As Naidu is fighting his battle with the BPJ in the State, KCR, all of a sudden, burst out at Narendra Modi at a farmers' convention in Karimnagar and announced that he would do his best to get all the parties which are ranged against the BJP and the Congress on one side in the interest of the nation since under their dispensation, the country had not moved forward and, on the contrary, its journey was retrogressive.
Now KCR and Naidu have a common ground as far training guns at the BJP is concerned but when it comes to Congress, KCR is clear that he wants to take on the grand old party also. But, would Naidu do that? In fact, several leaders whom KCR had met of late were non-committal on opposing the Congress, though they were very clear that he would fight to the last in ending the BJP rule in the country.
As the federal front is still in its infancy, it is not clear how the political formation would be like since Naidu may want to support the Congress in his fight with the BJP. It is interesting that KCR sees a friend in Naidu, and there are subtle indications that Naidu might see a friend in Congress in the overall scheme of things to bury the BJP in a hole as deep as Mariana Trench.

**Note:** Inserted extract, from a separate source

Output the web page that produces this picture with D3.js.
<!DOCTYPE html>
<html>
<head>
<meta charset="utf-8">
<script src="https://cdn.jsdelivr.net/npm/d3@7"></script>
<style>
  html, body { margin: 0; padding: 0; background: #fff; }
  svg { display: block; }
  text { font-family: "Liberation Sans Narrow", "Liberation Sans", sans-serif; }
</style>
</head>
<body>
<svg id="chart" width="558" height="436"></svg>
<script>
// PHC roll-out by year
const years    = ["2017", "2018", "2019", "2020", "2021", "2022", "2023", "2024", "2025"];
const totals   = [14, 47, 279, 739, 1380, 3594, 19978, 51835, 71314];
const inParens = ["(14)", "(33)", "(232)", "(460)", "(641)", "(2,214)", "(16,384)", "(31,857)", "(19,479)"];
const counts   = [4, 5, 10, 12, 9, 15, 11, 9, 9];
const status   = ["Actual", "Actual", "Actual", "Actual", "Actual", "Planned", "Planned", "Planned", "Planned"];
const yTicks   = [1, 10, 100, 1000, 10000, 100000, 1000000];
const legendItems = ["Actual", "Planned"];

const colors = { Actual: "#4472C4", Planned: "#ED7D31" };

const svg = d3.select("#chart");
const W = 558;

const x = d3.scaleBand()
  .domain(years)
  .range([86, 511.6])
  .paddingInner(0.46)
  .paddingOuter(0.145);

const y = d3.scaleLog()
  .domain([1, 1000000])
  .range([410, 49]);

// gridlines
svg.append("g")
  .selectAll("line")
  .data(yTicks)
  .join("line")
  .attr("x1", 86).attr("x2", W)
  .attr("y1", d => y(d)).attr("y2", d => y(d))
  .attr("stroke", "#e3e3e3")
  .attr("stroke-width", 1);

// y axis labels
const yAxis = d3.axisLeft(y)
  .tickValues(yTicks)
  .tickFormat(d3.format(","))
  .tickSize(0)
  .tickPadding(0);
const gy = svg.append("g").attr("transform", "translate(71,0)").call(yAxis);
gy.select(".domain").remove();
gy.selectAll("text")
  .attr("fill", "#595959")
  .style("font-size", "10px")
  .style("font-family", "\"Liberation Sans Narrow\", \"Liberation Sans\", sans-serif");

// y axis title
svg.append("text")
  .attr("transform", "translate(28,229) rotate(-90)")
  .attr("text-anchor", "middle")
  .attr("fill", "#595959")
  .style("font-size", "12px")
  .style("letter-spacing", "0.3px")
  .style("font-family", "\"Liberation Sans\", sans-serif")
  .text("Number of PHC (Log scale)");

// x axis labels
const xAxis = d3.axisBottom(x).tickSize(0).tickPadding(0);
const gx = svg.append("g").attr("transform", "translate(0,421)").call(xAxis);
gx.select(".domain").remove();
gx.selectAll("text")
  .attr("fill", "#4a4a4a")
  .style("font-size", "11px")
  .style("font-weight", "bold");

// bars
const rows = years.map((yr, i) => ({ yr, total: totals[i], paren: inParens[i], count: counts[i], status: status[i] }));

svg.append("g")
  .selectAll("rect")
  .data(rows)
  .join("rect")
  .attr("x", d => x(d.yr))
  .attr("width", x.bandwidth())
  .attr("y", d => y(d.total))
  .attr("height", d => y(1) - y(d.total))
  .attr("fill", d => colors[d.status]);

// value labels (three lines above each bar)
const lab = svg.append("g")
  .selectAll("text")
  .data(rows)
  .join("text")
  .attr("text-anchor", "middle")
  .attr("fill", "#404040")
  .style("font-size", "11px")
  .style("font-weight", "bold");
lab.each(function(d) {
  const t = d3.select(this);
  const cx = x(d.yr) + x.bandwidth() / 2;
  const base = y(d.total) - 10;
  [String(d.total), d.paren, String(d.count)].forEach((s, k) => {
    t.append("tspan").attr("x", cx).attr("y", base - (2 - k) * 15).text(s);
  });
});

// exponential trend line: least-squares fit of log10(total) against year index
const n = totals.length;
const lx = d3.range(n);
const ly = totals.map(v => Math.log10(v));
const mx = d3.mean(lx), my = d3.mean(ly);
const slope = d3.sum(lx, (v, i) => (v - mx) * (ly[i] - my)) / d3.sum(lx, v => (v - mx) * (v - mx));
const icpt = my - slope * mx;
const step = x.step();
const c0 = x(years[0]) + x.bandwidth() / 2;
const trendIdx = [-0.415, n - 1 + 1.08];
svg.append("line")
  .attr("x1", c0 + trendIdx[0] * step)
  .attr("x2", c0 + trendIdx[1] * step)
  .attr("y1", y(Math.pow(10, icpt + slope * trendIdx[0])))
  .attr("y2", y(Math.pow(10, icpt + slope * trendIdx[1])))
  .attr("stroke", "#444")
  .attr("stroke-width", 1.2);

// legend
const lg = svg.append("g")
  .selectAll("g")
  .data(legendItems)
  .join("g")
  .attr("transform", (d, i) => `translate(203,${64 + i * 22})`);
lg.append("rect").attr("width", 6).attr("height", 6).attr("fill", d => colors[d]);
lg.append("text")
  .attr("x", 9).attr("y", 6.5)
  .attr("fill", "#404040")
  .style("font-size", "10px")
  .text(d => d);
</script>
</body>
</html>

Naidu has travelled through the experiences of fronts in the past – the National Front (1989-91) when NTR was its convenor during which VP Singh was Prime Minister and then Chandrasekhar. Later in 1996-98, United Front was formed which saw Deve Gowda becoming the Prime Minister. He was succeeded by IK Gujral but this front too collapsed. During the days of the United Front, Chandrababu Naidu declined to accept the offer of the office of the Prime Minister.
The fronts having a poor record of staying together, it remains to be seen how it could emerge as an alternative and what kind of role Chandrababu Naidu would finally be playing in the wake of his assertions that after 2019, he will decide who should be the Prime Minister of the country.